Should hate speech be illegal?

Ezra Levant, publisher of Canada's now defunct 'Western Standard' magazine, was investigated in a highly controversial case by the Alberta Human Rights and Citizenship Commission for reprinting Danish cartoons depicting the prophet Muhammad. Levant says he "made an editorial decision" after riots had taken place in Syria and Iran revolving around these cartoons. He says they were reprinted "because our readers wanted to see what all the fuss was about.

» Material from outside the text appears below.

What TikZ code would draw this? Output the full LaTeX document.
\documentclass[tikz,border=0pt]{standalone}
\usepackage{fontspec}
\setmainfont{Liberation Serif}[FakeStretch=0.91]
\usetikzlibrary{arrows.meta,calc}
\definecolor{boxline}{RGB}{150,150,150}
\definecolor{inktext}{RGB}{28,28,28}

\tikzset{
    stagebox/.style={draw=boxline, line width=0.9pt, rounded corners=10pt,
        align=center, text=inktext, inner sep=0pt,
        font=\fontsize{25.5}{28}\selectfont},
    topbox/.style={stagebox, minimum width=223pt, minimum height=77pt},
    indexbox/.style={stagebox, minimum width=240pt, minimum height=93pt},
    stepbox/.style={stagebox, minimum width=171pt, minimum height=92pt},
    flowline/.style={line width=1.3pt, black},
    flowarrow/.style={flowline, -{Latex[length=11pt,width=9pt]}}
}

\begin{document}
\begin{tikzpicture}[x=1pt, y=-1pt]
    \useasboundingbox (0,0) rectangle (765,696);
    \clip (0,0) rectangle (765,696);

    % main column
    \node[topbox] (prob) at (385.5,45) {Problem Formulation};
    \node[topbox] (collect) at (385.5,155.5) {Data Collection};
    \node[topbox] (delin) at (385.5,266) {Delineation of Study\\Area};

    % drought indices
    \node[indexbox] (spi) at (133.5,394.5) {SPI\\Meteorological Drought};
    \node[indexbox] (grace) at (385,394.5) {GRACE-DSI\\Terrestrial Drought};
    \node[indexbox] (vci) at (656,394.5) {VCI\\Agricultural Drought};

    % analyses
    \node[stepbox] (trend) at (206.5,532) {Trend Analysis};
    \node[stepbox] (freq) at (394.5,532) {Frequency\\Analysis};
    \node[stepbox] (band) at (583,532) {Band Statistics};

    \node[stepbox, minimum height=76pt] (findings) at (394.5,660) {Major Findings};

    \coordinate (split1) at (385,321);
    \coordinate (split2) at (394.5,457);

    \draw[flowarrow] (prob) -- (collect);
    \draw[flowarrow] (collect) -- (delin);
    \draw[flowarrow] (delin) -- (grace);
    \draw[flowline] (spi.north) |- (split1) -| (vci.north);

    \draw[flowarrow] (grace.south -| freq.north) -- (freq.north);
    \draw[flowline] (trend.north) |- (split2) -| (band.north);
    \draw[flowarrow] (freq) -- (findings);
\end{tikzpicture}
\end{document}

Not even the Danish cartoonists themselves [nor any of the European newspapers who'd republished the cartoons] were ever hauled in to answer for what they'd done." As Levant has written in his new book, 'Shakedown', after he published the cartoons, a Calgary imam filed a complaint with Alberta's Human Rights Commission. "He cited verses from the Koran in his complaint. I was investigated for 900 days. It was a fatwa being prosecuted by a secular human rights commission. They lost. I won. But not really - I'm out $100,000 in legal costs," says Levant. He contends that there ought to be no regulation at all of hate speech by human rights commissions or by the criminal law. "Jewish organizations think that these hate speech laws will only be used to protect them," he says, "but they'll also be used against them. The very hate laws are now being used against the Jews and non-Jewish Zionists by radical Islam."